Vittorio Sgarbi defined Mattia Preti “potently dramatic, like no caravaggesque painter capable of shaping the shapes through light“, “skakespearean“, “superb failed portraitist”, devoted to “realizing that melting point between Giorgione and Caravaggio” – albeit through a “recited” caravaggism, declined as an “encycopaedia of caravaggism” – with a “never fit attention for the youth Guercino, endowed with a “virtuosity that allows him every stunt“, capable at some point of “a synthesis of realism, story-telling and theather”. Preti, nominated in 1641 by Urban VIII Knight of the Order of St. John of Jerusalem, is history, faith and myth all together. His works are everywhere: many in Rome, many in Naples and many others, especially, in Malta, but also in London, New York, Madrid, Brussels, San Francisco, Los Angeles, St. Petersburg, Zurich, Lucerne, Palermo, Melbourne, Venice, Milan, Seville, Manchester, Birmingham, etc.
But, as we said, many of his works are unexpectedly in Taverna (and born to be there). Twice he pictures himself armed with a sword and a brush. One of those self-portaits is here in the San Domenico church and is part of an impressive 3×2-representation of St. Jhon the Baptist. The other one, originally purchased by prince Ferdinando de’ Medici, is in the Gallery of the Uffizi in Florence.

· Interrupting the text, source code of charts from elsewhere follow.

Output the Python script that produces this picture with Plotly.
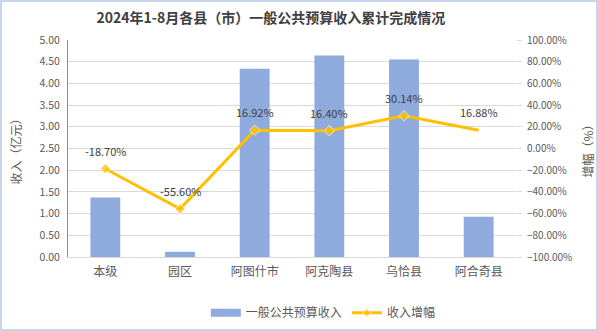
import plotly.graph_objects as go

categories = ["本级", "园区", "阿图什市", "阿克陶县", "乌恰县", "阿合奇县"]
revenue = [1.37, 0.12, 4.34, 4.64, 4.55, 0.93]          # 亿元
growth = [-18.70, -55.60, 16.92, 16.40, 30.14, 16.88]     # %

W, H = 598, 331
ML, MR, MT, MB = 68, 82, 40, 74
font_cn = "Noto Sans CJK SC, Microsoft YaHei, sans-serif"
axis_col = "#595959"
bar_col = "#8FAADC"
line_col = "#FFC000"

fig = go.Figure()
fig.add_trace(go.Bar(
    x=categories, y=revenue, name="一般公共预算收入",
    marker=dict(color=bar_col, line=dict(width=0)),
    width=0.4, yaxis="y", showlegend=False,
))
# wide legend swatch for the bar series
fig.add_trace(go.Scatter(
    x=[None], y=[None], name="一般公共预算收入", mode="lines",
    line=dict(color=bar_col, width=8), yaxis="y",
))
fig.add_trace(go.Scatter(
    x=categories, y=growth, name="收入增幅", yaxis="y2",
    mode="lines+markers",
    line=dict(color=line_col, width=3),
    marker=dict(symbol="diamond", size=[8, 8, 8, 8, 8, 0], color=line_col),
))

pw = W - ML - MR
ph = H - MT - MB

annotations = [
    dict(x=c, y=g, xref="x", yref="y2", text=f"{g:.2f}%", showarrow=False,
         yshift=18, font=dict(size=11, color="#404040", family=font_cn))
    for c, g in zip(categories, growth)
]
# axis titles
annotations += [
    dict(x=(15 - ML) / pw, y=0.5, xref="paper", yref="paper", text="收入（亿元）",
         textangle=-90, showarrow=False, xanchor="center", yanchor="middle",
         font=dict(size=12, color=axis_col, family=font_cn)),
    dict(x=(587 - ML) / pw, y=0.5, xref="paper", yref="paper", text="增幅（%）",
         textangle=-90, showarrow=False, xanchor="center", yanchor="middle",
         font=dict(size=12, color=axis_col, family=font_cn)),
]

fig.update_layout(
    width=W, height=H,
    margin=dict(l=ML, r=MR, t=MT, b=MB, autoexpand=False),
    paper_bgcolor="white", plot_bgcolor="white",
    font=dict(family=font_cn, color=axis_col),
    title=dict(text="<b>2024年1-8月各县（市）一般公共预算收入累计完成情况</b>",
               xref="container", x=0.453, xanchor="center", y=0.945, yanchor="middle",
               font=dict(size=14, color="#404040", family=font_cn)),
    xaxis=dict(showgrid=False, showline=True, linecolor="#D9D9D9", linewidth=1,
               ticks="", ticklabelstandoff=4,
               tickfont=dict(size=12, color=axis_col), automargin=False),
    yaxis=dict(range=[0, 5], dtick=0.5, tickformat=".2f",
               showgrid=True, gridcolor="#D9D9D9", gridwidth=1,
               showline=True, linecolor="#5B9BD5", linewidth=1,
               zeroline=False, ticks="", automargin=False, ticklabelstandoff=5,
               tickfont=dict(size=10.5, color=axis_col)),
    yaxis2=dict(range=[-100, 100], dtick=20, tickformat=".2f", ticksuffix="%",
                overlaying="y", side="right", showgrid=False, zeroline=False,
                showline=False, ticks="outside", ticklen=5, tickcolor="#D9D9D9",
                ticklabelstandoff=3, automargin=False,
                tickfont=dict(size=10, color=axis_col)),
    legend=dict(orientation="h", x=0.57, xanchor="center", y=-0.19, yanchor="top",
                font=dict(size=12, color=axis_col), bgcolor="rgba(0,0,0,0)",
                itemwidth=30),
    annotations=annotations,
    shapes=[dict(type="rect", xref="paper", yref="paper",
                 x0=-(ML - 1) / pw, x1=1 + (MR - 1) / pw,
                 y0=-(MB - 1) / ph, y1=1 + (MT - 1) / ph,
                 line=dict(color="#B4C7E7", width=1.5), fillcolor="rgba(0,0,0,0)")],
)

fig.write_html("out.html")
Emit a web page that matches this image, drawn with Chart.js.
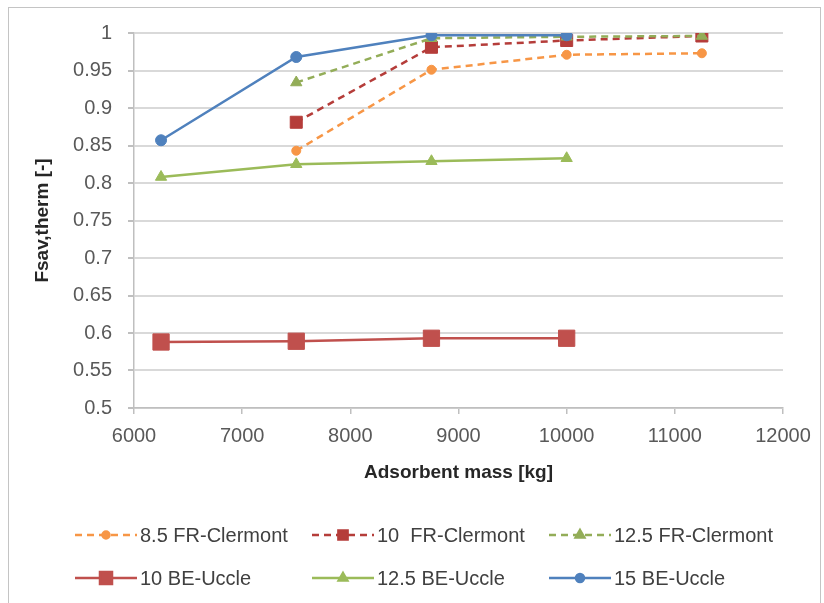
<!DOCTYPE html>
<html>
<head>
<meta charset="utf-8">
<script src="https://cdn.jsdelivr.net/npm/chart.js@4.4.1/dist/chart.umd.min.js"></script>
<style>
  html, body { margin: 0; padding: 0; background: #fff; overflow: hidden; }
  #wrap { position: relative; width: 824px; height: 603px; }
  #frame { position: absolute; left: 8px; top: 7px; width: 811px; height: 600px; border: 1px solid #c4c4c4; }
  #chart { position: absolute; left: 0; top: 0; }
</style>
</head>
<body>
<div id="wrap">
  <div id="frame"></div>
  <canvas id="chart" width="824" height="603"></canvas>
</div>
<script>
// Adsorbent mass (kg) for each location
const massFR = [7500, 8750, 10000, 11250];
const massBE = [6250, 7500, 8750, 10000];

// Fsav,therm per series
const fr85 = [0.843, 0.951, 0.971, 0.973];
const fr10 = [0.881, 0.981, 0.990, 0.996];
const fr125 = [0.934, 0.993, 0.995, 0.996];
const be10 = [0.588, 0.589, 0.593, 0.593];
const be125 = [0.808, 0.825, 0.829, 0.833];
const be15 = [0.857, 0.968, 0.997, 0.997];

const seriesLabels = ["8.5 FR-Clermont", "10  FR-Clermont", "12.5 FR-Clermont", "10 BE-Uccle", "12.5 BE-Uccle", "15 BE-Uccle"];

const xTicks = { min: 6000, max: 12000, step: 1000 };
const yTicks = { min: 0.5, max: 1, step: 0.05 };

function pts(xs, ys) {
  return xs.map((x, i) => ({ x: x, y: ys[i] }));
}

function series(i, xs, ys, color, dash, style, radius, legendRadius) {
  return {
    label: seriesLabels[i],
    data: pts(xs, ys),
    borderColor: color,
    backgroundColor: color,
    borderWidth: 2.5,
    borderDash: dash,
    pointStyle: style,
    pointRadius: radius,
    pointHoverRadius: radius,
    pointBackgroundColor: color,
    pointBorderColor: color,
    pointBorderWidth: 1,
    legendRadius: legendRadius,
    order: 6 - i, // later series drawn on top
  };
}

const dashed = [7, 5];

// Legend laid out in two rows of three, like the spreadsheet one
const rowLegend = {
  id: "rowLegend",
  afterDraw(chart) {
    const ctx = chart.ctx;
    chart.data.datasets.forEach((ds, i) => {
      const x0 = 75 + (i % 3) * 237;
      const y = 535 + Math.floor(i / 3) * 43;
      ctx.save();
      ctx.strokeStyle = ds.borderColor;
      ctx.lineWidth = ds.borderWidth;
      ctx.setLineDash(ds.borderDash || []);
      ctx.beginPath();
      ctx.moveTo(x0, y);
      ctx.lineTo(x0 + 62, y);
      ctx.stroke();
      ctx.setLineDash([]);
      ctx.fillStyle = ds.pointBackgroundColor;
      ctx.strokeStyle = ds.pointBorderColor;
      Chart.helpers.drawPoint(ctx, { pointStyle: ds.pointStyle, radius: ds.legendRadius, borderWidth: 1, rotation: 0 }, x0 + 31, y);
      ctx.fillStyle = "#404040";
      ctx.font = "20px 'Liberation Sans', Arial, sans-serif";
      ctx.textBaseline = "middle";
      ctx.textAlign = "left";
      ctx.fillText(ds.label, x0 + 65, y + 1);
      ctx.restore();
    });
  },
};

const tickFont = { family: "'Liberation Sans', Arial, sans-serif", size: 20 };
const titleFont = { family: "'Liberation Sans', Arial, sans-serif", size: 19, weight: "bold" };

const ctx = document.getElementById("chart").getContext("2d");
const chart = new Chart(ctx, {
  type: "line",
  data: {
    datasets: [
      series(0, massFR, fr85, "#f79646", dashed, "circle", 4.5, 3.5),
      series(1, massFR, fr10, "#b53d3a", dashed, "rect", 8.5, 6.5),
      series(2, massFR, fr125, "#93ad58", dashed, "triangle", 6.5, 5),
      series(3, massBE, be10, "#c0504d", [], "rect", 11.5, 8.5),
      series(4, massBE, be125, "#9bbb59", [], "triangle", 6.5, 5),
      series(5, massBE, be15, "#4f81bd", [], "circle", 5.5, 4),
    ],
  },
  options: {
    responsive: false,
    animation: false,
    layout: { padding: { left: 0, top: 33, right: 41, bottom: 110 } },
    plugins: {
      legend: { display: false },
      tooltip: { enabled: false },
    },
    scales: {
      x: {
        type: "linear",
        min: xTicks.min,
        max: xTicks.max,
        afterFit: (s) => { s.height = 85; },
        ticks: {
          stepSize: xTicks.step,
          font: tickFont,
          color: "#595959",
          padding: 10,
          maxRotation: 0,
          callback: (v) => String(v),
        },
        grid: { drawOnChartArea: false, drawTicks: true, tickLength: 6, color: "#bfbfbf", lineWidth: 1.5 },
        border: { color: "#bfbfbf", width: 1.5 },
        title: { display: true, text: "Adsorbent mass [kg]", font: titleFont, color: "#262626", padding: { top: 0, bottom: 9 } },
      },
      y: {
        min: yTicks.min,
        max: yTicks.max,
        afterFit: (s) => { s.width = 134; },
        ticks: {
          stepSize: yTicks.step,
          font: tickFont,
          color: "#595959",
          padding: 16,
          callback: (v) => String(parseFloat(v.toFixed(2))),
        },
        grid: { color: "#d9d9d9", lineWidth: 2, tickLength: 6, tickColor: "#bfbfbf" },
        border: { color: "#bfbfbf", width: 1.5 },
        title: { display: true, text: "Fsav,therm [-]", font: titleFont, color: "#262626", padding: { top: 31, bottom: 0 } },
      },
    },
  },
  plugins: [rowLegend],
});
</script>
</body>
</html>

It’s in this work that, according to Sgarbi, “Preti points to the essence and is indifferent to death“: “an entire and very long pictorial adventure burn out and dwindled in the glance of a man who has translated every emotion, every torment, every enthusiasm, every pain in images that express the meaning of life”. Preti authentically lived, he’s not afraid of death. Arrived in Rome penniless, his brother Gregory as a master and ‘agent’, he finally reached the peaks of art and faith. A good literary education, a preference for fencing, according to some people he even exceeded the boundaries of this symbolism that portays him as a “soldier”, actually participating in some mission of the Pope’s army in Europe.

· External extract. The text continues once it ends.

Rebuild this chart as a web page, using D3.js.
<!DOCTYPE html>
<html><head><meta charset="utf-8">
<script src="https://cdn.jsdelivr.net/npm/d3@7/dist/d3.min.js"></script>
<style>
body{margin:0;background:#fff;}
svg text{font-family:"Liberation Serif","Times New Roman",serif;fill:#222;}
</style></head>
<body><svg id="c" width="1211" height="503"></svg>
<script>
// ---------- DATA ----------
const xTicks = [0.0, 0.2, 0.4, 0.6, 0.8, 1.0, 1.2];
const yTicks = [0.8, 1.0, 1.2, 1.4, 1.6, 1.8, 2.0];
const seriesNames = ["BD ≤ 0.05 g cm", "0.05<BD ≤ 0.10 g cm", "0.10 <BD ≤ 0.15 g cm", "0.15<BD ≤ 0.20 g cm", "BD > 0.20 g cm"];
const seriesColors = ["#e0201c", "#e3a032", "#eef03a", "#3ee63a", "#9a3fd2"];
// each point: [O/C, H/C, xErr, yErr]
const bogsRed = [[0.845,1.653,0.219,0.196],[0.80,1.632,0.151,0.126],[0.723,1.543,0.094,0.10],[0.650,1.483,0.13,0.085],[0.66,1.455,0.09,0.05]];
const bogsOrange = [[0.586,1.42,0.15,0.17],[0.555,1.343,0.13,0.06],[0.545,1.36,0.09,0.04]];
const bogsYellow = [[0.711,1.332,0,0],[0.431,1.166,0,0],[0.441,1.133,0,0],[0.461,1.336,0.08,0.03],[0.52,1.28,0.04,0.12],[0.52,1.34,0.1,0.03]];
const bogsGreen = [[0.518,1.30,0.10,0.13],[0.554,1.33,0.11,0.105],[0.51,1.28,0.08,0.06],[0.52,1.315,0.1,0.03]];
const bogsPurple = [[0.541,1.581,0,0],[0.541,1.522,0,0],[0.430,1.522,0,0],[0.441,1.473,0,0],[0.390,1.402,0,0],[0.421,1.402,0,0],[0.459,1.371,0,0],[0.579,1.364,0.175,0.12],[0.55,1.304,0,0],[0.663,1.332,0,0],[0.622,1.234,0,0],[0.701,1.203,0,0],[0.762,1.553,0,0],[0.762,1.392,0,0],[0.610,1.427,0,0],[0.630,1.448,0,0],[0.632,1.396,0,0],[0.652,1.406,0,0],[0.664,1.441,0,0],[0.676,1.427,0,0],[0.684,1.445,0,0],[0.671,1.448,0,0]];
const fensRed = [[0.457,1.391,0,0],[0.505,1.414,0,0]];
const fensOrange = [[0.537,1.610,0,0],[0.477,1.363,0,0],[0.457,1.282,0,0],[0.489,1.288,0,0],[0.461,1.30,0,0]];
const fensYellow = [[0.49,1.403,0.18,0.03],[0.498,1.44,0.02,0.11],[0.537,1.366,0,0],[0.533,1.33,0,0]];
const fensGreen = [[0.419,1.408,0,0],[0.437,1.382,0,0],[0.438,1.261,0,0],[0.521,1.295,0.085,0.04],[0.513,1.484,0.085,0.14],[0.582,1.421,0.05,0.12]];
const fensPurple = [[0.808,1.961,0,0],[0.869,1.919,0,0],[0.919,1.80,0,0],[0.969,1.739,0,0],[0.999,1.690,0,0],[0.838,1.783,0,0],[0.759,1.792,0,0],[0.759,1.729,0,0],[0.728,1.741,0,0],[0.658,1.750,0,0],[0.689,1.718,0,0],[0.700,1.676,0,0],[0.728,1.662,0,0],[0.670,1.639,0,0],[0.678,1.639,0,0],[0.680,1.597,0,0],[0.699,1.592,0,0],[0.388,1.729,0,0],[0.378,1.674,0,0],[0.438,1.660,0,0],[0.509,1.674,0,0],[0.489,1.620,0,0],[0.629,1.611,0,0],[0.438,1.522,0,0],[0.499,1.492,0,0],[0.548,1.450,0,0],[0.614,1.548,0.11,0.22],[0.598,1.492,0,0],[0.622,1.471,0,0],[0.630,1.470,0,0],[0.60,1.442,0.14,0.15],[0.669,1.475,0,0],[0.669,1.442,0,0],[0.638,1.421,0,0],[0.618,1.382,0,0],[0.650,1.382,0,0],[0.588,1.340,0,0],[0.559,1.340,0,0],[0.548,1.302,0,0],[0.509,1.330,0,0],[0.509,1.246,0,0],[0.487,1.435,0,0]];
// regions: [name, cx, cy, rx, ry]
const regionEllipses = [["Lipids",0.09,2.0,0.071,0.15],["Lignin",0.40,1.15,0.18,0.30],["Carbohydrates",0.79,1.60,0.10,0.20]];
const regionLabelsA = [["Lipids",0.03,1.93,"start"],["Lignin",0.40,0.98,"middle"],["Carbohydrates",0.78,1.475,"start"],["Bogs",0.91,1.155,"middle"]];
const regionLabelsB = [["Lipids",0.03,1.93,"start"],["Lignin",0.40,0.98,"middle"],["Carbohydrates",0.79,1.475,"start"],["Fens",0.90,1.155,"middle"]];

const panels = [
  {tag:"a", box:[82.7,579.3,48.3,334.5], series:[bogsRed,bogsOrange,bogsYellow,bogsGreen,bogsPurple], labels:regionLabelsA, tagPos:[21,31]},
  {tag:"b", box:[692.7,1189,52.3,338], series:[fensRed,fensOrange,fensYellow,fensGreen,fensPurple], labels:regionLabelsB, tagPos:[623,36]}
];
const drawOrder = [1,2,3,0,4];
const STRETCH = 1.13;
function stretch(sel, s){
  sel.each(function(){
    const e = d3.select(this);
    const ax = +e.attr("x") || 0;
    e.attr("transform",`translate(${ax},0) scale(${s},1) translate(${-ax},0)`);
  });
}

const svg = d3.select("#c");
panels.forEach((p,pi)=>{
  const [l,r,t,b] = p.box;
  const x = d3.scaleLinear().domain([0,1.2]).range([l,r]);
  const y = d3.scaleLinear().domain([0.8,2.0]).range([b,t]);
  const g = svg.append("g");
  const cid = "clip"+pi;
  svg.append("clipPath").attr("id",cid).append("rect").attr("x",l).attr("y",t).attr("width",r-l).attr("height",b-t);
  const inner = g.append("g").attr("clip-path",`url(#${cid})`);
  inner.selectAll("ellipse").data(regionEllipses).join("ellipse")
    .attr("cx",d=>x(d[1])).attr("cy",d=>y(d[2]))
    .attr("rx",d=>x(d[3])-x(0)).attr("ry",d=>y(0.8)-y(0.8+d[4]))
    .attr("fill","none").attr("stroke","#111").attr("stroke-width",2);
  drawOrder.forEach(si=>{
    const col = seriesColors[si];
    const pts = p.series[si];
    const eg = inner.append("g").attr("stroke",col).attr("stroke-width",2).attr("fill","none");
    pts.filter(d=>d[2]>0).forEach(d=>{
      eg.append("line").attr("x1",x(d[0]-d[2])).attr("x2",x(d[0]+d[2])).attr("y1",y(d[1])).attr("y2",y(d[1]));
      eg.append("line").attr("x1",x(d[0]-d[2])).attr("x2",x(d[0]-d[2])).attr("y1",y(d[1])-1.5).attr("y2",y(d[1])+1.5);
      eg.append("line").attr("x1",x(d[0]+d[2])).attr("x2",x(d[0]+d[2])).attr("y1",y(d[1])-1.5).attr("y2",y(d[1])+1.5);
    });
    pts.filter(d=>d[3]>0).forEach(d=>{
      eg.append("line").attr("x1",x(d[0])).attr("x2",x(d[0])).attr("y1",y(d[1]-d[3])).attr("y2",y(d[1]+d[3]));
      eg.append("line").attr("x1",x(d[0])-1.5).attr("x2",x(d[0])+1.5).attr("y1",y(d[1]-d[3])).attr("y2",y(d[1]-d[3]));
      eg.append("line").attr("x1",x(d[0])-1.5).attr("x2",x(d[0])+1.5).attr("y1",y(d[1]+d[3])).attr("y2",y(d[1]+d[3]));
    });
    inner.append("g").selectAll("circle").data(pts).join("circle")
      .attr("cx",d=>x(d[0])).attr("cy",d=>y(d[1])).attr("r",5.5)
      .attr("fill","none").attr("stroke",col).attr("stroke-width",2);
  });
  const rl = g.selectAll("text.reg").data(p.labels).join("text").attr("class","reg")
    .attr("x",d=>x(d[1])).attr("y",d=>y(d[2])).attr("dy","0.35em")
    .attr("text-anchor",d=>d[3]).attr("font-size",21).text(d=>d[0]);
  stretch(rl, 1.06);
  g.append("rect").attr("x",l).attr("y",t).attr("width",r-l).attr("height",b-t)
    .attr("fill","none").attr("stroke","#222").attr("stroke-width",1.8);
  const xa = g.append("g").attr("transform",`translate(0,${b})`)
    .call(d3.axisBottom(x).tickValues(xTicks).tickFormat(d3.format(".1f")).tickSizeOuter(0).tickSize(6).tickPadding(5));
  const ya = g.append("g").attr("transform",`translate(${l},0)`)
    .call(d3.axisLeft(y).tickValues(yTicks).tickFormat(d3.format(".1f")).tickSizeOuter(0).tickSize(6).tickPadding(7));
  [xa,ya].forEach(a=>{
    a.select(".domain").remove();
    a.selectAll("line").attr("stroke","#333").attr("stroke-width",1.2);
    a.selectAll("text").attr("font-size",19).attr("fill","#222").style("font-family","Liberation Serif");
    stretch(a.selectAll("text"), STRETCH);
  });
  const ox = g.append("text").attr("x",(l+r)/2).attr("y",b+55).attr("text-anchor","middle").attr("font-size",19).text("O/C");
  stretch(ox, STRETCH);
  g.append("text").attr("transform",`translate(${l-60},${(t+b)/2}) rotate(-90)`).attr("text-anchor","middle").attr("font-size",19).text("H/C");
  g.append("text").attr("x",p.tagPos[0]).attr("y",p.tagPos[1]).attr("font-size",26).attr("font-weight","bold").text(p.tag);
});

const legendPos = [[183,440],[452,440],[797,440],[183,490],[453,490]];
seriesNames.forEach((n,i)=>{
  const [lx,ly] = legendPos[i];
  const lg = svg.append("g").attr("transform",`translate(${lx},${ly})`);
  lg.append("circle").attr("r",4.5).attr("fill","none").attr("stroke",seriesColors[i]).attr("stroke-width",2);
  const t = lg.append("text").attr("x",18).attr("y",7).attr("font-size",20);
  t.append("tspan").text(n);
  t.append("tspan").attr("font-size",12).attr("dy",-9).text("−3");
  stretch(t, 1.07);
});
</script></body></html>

Of course Mattia Preti and his intense palette, his religious and mythical subjects, his story and his attachment to his homeland, tell us about a latent and potential and exemplary “Calabrian-way-to-be”, profound, powerful and “mystical”, as well as Calabria itself.
The gift to the San Domenico church of the “St. Dominic’s vision“, also called “Fulminant Christ” – a huge canvas in which Christ is depicted as “an athlete of faith” – is a real act of love that avoids any banalization and sums up everything we’ve said so far. “It’s the Christ of the Sistine Chapel the possible confrontation with the Preti’s Christ, whose mighty anatomy, the scepter, the royal crown, the bundle of fiery lightning that are about to be thrown on the earth, are the obcious recovery of fundamental traces of the Greek mythology, well settled in the culture of the Ionian Calabria. “A Christ – explains Sgarbi – who appears as “Jupiter avenger upset by anger for the behavior of men“, in a “dialogue between earth and heaven” in which “the supreme mediator is the Virgin, who restrains the violence of Christ and points the ecstatic and unarmed St. Dominic”. Mattia Preti is a man of another era. Fatherland-carer and adventure man, man of knowledge and courage, man of glory and of faith. And even in this canvas, in this “mythological representation” of Christ, there’s all this and there’s Calabria, there’s the history of the West and spiritual roots still living in Pretian Christianity.